Make no mistake: INXS had enjoyed some success – including a recent platinum-selling album and a Top Five U.S. hit with "What You Need" – before Kick arrived on Oct. 19, 1987. Still, they were well aware that the band had yet to produce a career-defining record.

"We want hits," frontman Michael Hutchence told the Morning Call in 1988. "We love pop culture, and really appreciate pop music. It's overlooked a lot of times – the power of pop and how important it is and its social consequences. There's nothing better than a million people liking your music at once."

Request granted. Kick went supernova, selling more than 9 million copies worldwide while producing four Top 10 Billboard singles – including their first-ever chart-topping song. Hutchence, Garry Gary Beers, the Farris brothers (Andrew, Jon and Tim) and Kirk Pengilly became overnight sensations, a decade after their founding in Sydney, Australia.

That suddenly didn't sit well with the iconoclastic Hutchence, who worried that he was being turned into a music-video caricature – and, more particularly, that INXS weren't being taken seriously.

"Sure, it bothers us," he told the Los Angeles Times in 1990. "We deal with people and issues in an insightful way. There's more to INXS than danceable music and that damned sex-symbol thing."

In keeping, they refused to take the milquetoast, MTV-pleasing way out. Kick paired the straightforward come-ons of "Need You Tonight," their breakout hit, with darker ruminations on "Devil Inside" and more topical commentary on "Guns in the Sky" (a biting, album-opening rebuke of the so-called Star Wars defense initiative) and "Calling All Nations."

Musically, they likewise rushed toward the path of most resistance. Rather than issuing a creatively stunting sequel to 1985's Listen Like Thieves, Kick combines that album's harder edges with the rhythmic approachability of 1982's Shabooh Shoobah.

"For me, Kick is the first record of ours that I'm really happy with," lead guitarist Tim Farris told the Orlando Sentinel in 1988. "Kick sort of ties it all together. It really is the culmination of five earlier records in 10 years, of six guys being virtually married to one another."

As momentum behind the album continued, INXS stayed on the road. In the fall of 1987, that meant college gymnasiums. Then "Need You Tonight" pushed Michael Jackson off the top of the Billboard charts. They became the first Australian band to notch a U.S. No. 1 since Men at Work's "Down Under" from five years before. By early 1988, they'd graduated to stadiums.

On the one hand, there was no small amount of validation in that for the hard-working INXS. "There was so much pressure after Listen Like Thieves," Hutchence admitted in his talk with the Morning Call. "People have to learn when they get into us that we are not a band that just regurgitates its style. We like taking risks. Rather, we like taking the right risks. That's why we called the album Kick.

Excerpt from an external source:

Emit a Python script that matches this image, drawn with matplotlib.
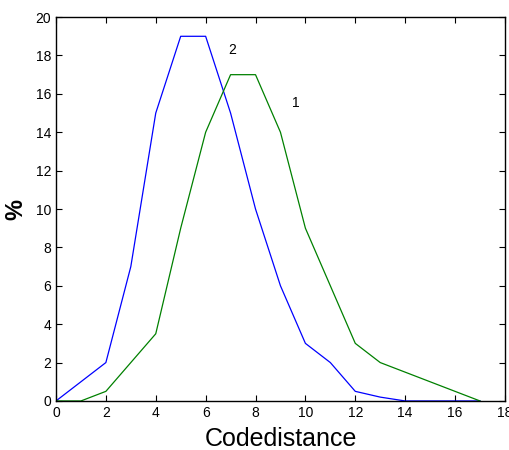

We're not pulling any punches."

On the other hand, this whole rock star thing was going to take some getting used to. "It's like being in the Twilight Zone," Hutchence told the Times. "I can step outside myself and look at all this and see it's sheer madness. Sometimes I wonder why I'm doing it. The pace, the pressure, the people grabbing at you – it's lunacy."

Those proved to be prophetic words. After completing some 16 months of touring, INXS took a lengthy post-Kick break, sidelining themselves until the dawn of the '90s with X.